In the Russian case, the question is when (not whether) the Putin regime will follow up its successes in Ukraine with a comparable effort to reassert power in former Soviet territories, such as the Baltic states. Might Russian forces use clandestine and irregular forces against one of those independent nations, on the ostensible grounds of defending Russian ethnic minorities? Apart from expanding Russian power, such a move would pose a direct challenge to the United States, the European Union and NATO. For the record, the roster of NATO members includes Lithuania, Estonia, Latvia, Poland, Rumania, and other former members of the Eastern bloc. The US is legally obliged to come to their aid if they are invaded.
So would the West use its military power to defend Lithuania (say) against a Russian stealth invasion?

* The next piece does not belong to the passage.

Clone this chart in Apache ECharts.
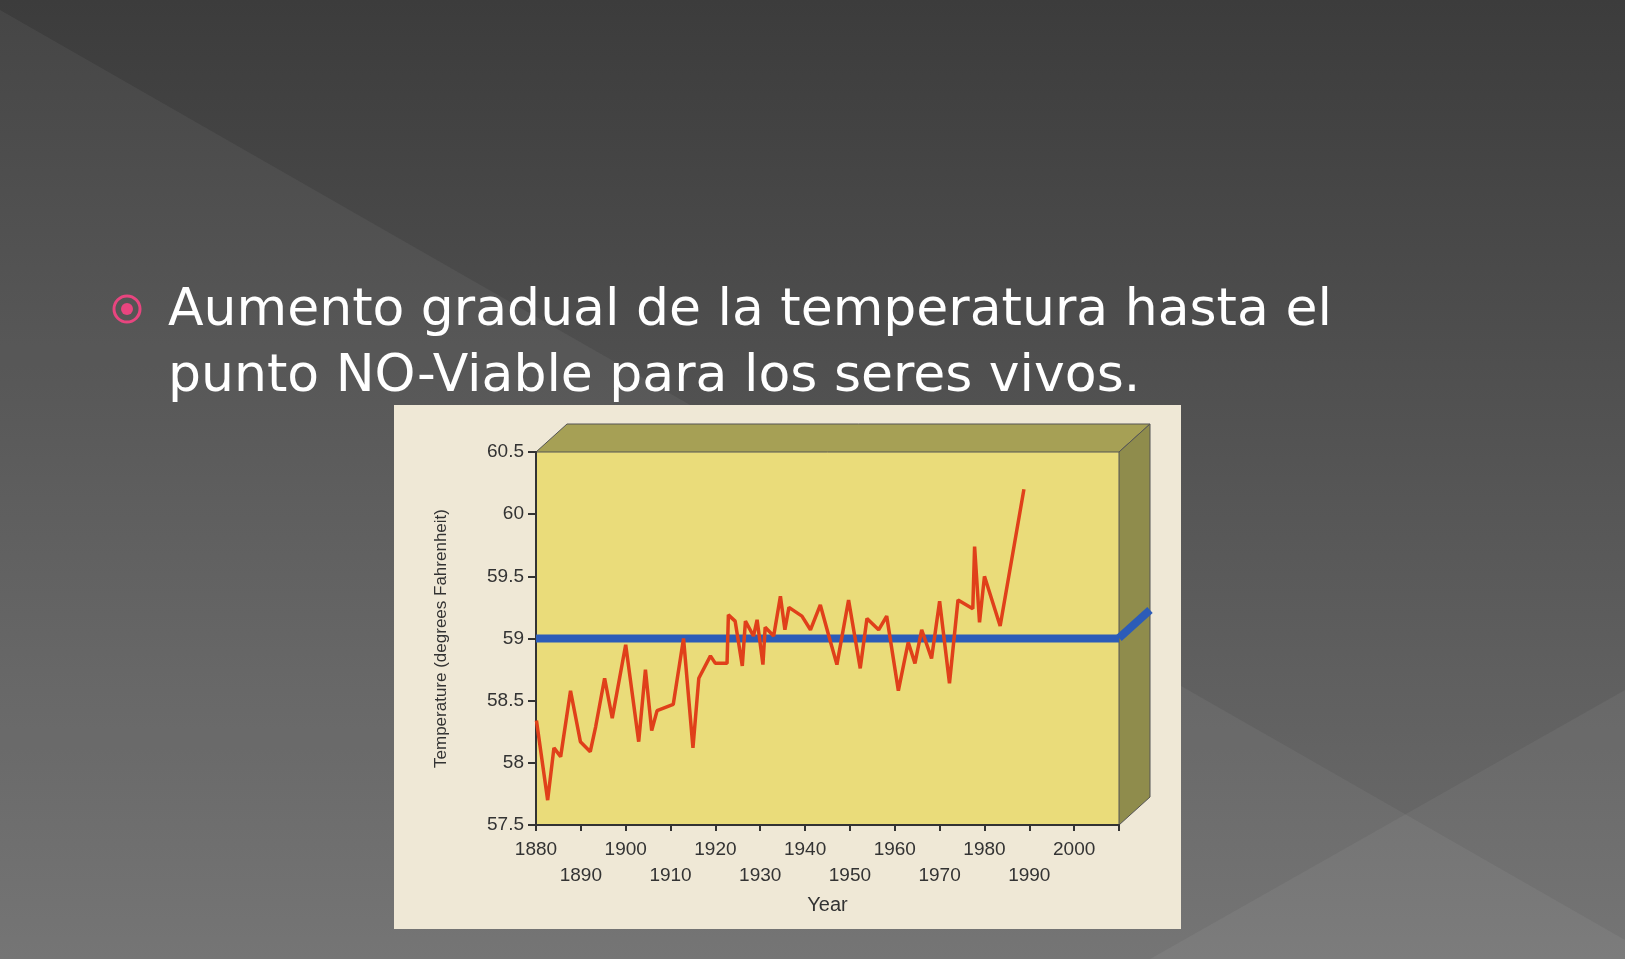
<!DOCTYPE html><html><head><meta charset="utf-8">
<script src="https://cdn.jsdelivr.net/npm/echarts@6/dist/echarts.min.js"></script>
<style>html,body{margin:0;padding:0;background:#444}#c{width:1625px;height:959px}</style></head><body><div id="c"></div><script>
var years=[1880.1,1882.6,1884,1885.5,1887.7,1889.9,1892.1,1893.3,1895.3,1897,1900,1902.9,1904.4,1905.8,1907,1910.6,1912.9,1915,1916.3,1918.9,1920,1922.6,1922.9,1924.4,1926,1926.7,1928.5,1929.3,1930.6,1931.1,1933,1934.5,1935.5,1936.4,1939.3,1941.2,1943.4,1945.3,1947.1,1949.7,1952.3,1953.8,1956.4,1958.2,1960.8,1963,1964.5,1966,1968.2,1970,1972.2,1974.1,1977.4,1977.8,1978.9,1980,1983.5,1988.8];
var temps=[58.34,57.7,58.12,58.05,58.58,58.17,58.09,58.29,58.68,58.36,58.95,58.17,58.75,58.26,58.42,58.47,59.0,58.12,58.68,58.86,58.8,58.8,59.19,59.14,58.78,59.14,59.02,59.15,58.79,59.09,59.02,59.34,59.07,59.25,59.18,59.07,59.27,59.02,58.79,59.31,58.76,59.16,59.07,59.18,58.58,58.97,58.8,59.07,58.84,59.3,58.64,59.31,59.24,59.74,59.13,59.5,59.1,60.2];
var baseline=59;
var yTicks=['57.5','58','58.5','59','59.5','60','60.5'];
var c=echarts.init(document.getElementById('c'));
var L=536,R=1119,T=452,B=825,dx=31,dy=28;
c.setOption({
backgroundColor:{type:'linear',x:0,y:0,x2:0,y2:1,colorStops:[{offset:0,color:'#3c3c3c'},{offset:1,color:'#6e6e6e'}]},
graphic:[
{type:'polygon',z:-10,shape:{points:[[0,10],[1625,940],[1625,959],[0,959]]},style:{fill:'rgba(255,255,255,0.05)'}},
{type:'polygon',z:-10,shape:{points:[[1625,690],[1625,959],[1150,959]]},style:{fill:'rgba(255,255,255,0.05)'}},
{type:'rect',z:-5,shape:{x:394,y:405,width:787,height:524},style:{fill:'#efe8d6'}},
{type:'rect',z:-4,shape:{x:L,y:T,width:R-L,height:B-T},style:{fill:'#eadc7a'}},
{type:'polygon',z:-4,shape:{points:[[L,T],[L+dx,T-dy],[R+dx,T-dy],[R,T]]},style:{fill:'#a6a055',stroke:'#555',lineWidth:1}},
{type:'polygon',z:-4,shape:{points:[[R,T],[R+dx,T-dy],[R+dx,B-dy],[R,B]]},style:{fill:'#8f8c4c',stroke:'#555',lineWidth:1}},
{type:'line',z:10,shape:{x1:R,y1:638,x2:R+dx,y2:638-dy},style:{stroke:'#2c5cb8',lineWidth:8}},
{type:'circle',shape:{cx:127,cy:309,r:13},style:{fill:'none',stroke:'#e8457f',lineWidth:3}},
{type:'circle',shape:{cx:127,cy:309,r:6},style:{fill:'#e8457f'}},
{type:'text',left:168,top:278,style:{text:'Aumento gradual de la temperatura hasta el\npunto NO-Viable para los seres vivos.',fill:'#ffffff',font:'52px "DejaVu Sans", sans-serif',lineHeight:66}}
],
grid:{left:L,right:1625-R,top:T,bottom:959-B},
xAxis:{type:'value',min:1880,max:2010,interval:10,
 axisLine:{show:true,lineStyle:{color:'#333',width:2}},axisTick:{show:true,length:6,lineStyle:{color:'#333',width:2}},
 splitLine:{show:false},
 axisLabel:{color:'#333',fontSize:19,fontFamily:'Liberation Sans',lineHeight:26,margin:12,formatter:function(v){if(v>2000)return '';return (Math.round(v/10)%2===0)?String(v):'\n'+v;}},
 name:'Year',nameLocation:'middle',nameGap:70,nameTextStyle:{color:'#333',fontSize:20,fontFamily:'Liberation Sans'}},
yAxis:{type:'value',min:57.5,max:60.5,interval:0.5,
 axisLine:{show:true,lineStyle:{color:'#333',width:2}},axisTick:{show:true,length:8,lineStyle:{color:'#333',width:2}},splitLine:{show:false},
 axisLabel:{color:'#333',fontSize:19,fontFamily:'Liberation Sans',margin:12,formatter:function(v){return yTicks[Math.round((v-57.5)*2)];}},
 name:'Temperature (degrees Fahrenheit)',nameLocation:'middle',nameGap:86,nameTextStyle:{color:'#333',fontSize:17,fontFamily:'Liberation Sans'}},
series:[
{type:'line',data:[[1880,baseline],[2010,baseline]],symbol:'none',lineStyle:{color:'#2c5cb8',width:8},z:2,silent:true},
{type:'line',data:years.map(function(y,i){return [y,temps[i]];}),symbol:'none',lineStyle:{color:'#e0401a',width:3.5},z:3}
]});
</script></body></html>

The Russians would calculate that such a response was unlikely – but if they made a mistake, the results would be catastrophic. We could face another European war, with the real chance of further escalation. Just within the past few months, the Russians have run exercises that involved the hypothetical invasion of Poland and the destruction of Warsaw, and all-too-real Russian bombers buzz the coasts of Britain and Ireland. Yet US media pay virtually no attention to such extraordinarily aggressive moves, and far less than to the notional Iranian menace. The national political debate we should be having right now should concern the existence of the NATO Treaty itself, not the future of Iran.
Relations with China raise similar dangers. The US and China are shadow-boxing over control of the South China Sea, where Chinese maritime claims run up against those of several other countries, including Vietnam, Indonesia and the Philippines. Even more sensitive are territorial conflicts with Japan, involving the tiny Senkaku/Diaoyu islands. The dangers here are not as critically immediate as those in Eastern Europe, but they are severe within the medium term – perhaps within five years or so. The greatest peril is of local naval confrontations escalating into generalized armed conflict.
The US versus Russia and China … almost imperceptibly, the broad shape of international strategic alignments has drifted back to the Kennedy era.
The fact that the world is full of dangerous places and situations is nothing new, and the US remains a very powerful nation with the ability to respond in different regions. But that capacity is not limitless, and resources tasked in one area cannot operate in others. The more the US diplomatic and intelligence worlds are focused on Islamist and terrorist dangers, the less attention they pay to other situations, in Eastern Europe or Eastern Asia. The less knowledge and understanding they have of those situations, the easier it is to make disastrous blunders or miscalculations.
Moreover, public attention and concern represent a limited commodity, which cannot be focused on an infinite range of problems at once. The more time US politicians spend debating the handling of Iran – confrontation or containment? – the less they notice events and threats elsewhere in the world. And the more the US media, and even supposedly well-informed people, come to view radical Islam as the world’s most pressing danger. Which it is not, by any means.
We face a problem of rhetorical escalation. We know easily enough that groups like ISIS are deplorable and lethal, an image that they cultivate highly successfully with their torture porn videos and snuff films. In response, we pile on the condemnations, making them the number one foe, the Ultimate Evil, the worst thing in the world. This is natural and predictable, but we should not take statements as literally true. ISIS is not and never has been the West’s greatest threat, and in any political or military sense, they remain a fleabite. Yet woe betide the legislator or policymaker who tries to put the group in context. Any such attempt attracts charges of being a Pollyanna, or even a fellow-traveler of radical Islam.
Perhaps we should pay more attention to comprehending and preventing international dangers that actually could annihilate us?